The potential hazards of operating vehicles such as tractors on steeply sloping surfaces has long been appreciated by those skilled in the art. Tractors utilized in farming operations or in highway right-of-way mowing, to name but two examples, frequently must travel along hillsides or other sloped paths where the tractor assumes an angle of attack with respect to the hill. This may take place either because the tractor is being driven more-or-less directly up the hill, or because the tractor is moving in a crabwise fashion across the hill to maintain a particular path of travel notwithstanding slippage down the slope. In either case, the front end of the tractor is elevated with respect to the back axle of the tractor, presenting an angle of attack with respect to horizontal. If this angle of attack exceeds some angle where the tractor's center of gravity moves behind the back axle, the tractor will overturn. Many serious and often-fatal accidents have occurred where tractor operators, whether through negligence or simple inattention, exceeded the maximum possible angle of attack for a particular tractor. The risk of overturn or tipping may be aggravated in many cases because such tractors typically are equipped with rear tires or relatively large diameter and/or ribbed or lugged treads capable of exerting substantial traction, especially on relatively soft unpaved surfaces. Such tractors frequently have sufficient power and traction to climb hills steeper than the angle at which the tractor will overturn.

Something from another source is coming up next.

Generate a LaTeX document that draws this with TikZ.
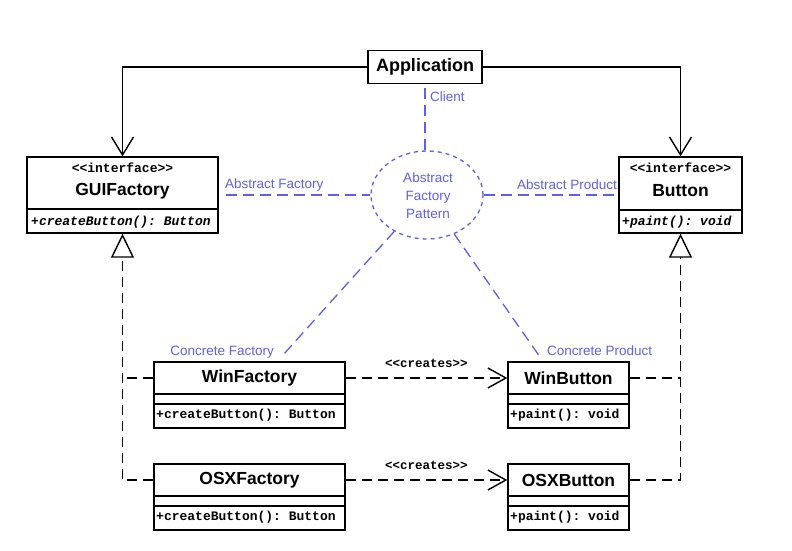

Prior art attempts to overcome the foregoing problem generally have centered around preventing its occurrance, and have been less than satisfactory in many applications. The usual prior-art approach is to move the center of gravity of the tractor further in front of the back axle, thereby increasing the maximum angle of attack before overturning becomes theoretically possible. While this increased maximum angle of attack delays the onset of overturning, the increased maximum angle of attack is such that the front end of the tractor already is well above the normal level position and the tractor operator is leaning back at an unnatural attitude when the tractor reaches this maximum angle. The overturning or tipping movement at this point can be sudden and drastic, frightening the tractor driver and throwing him further off balance, and preventing any possible corrective action which the driver might take to prevent overturning when an incipient maximum angle of attack is reached.
Other approaches of the prior art have included mounting roll bars or cages about the operator's position on the tractor, in an attempt to protect the operator if overturning takes place. While these latter measures are commendable, they fail to address the basic problem, namely, how to avoid the onset of overturning in the first place.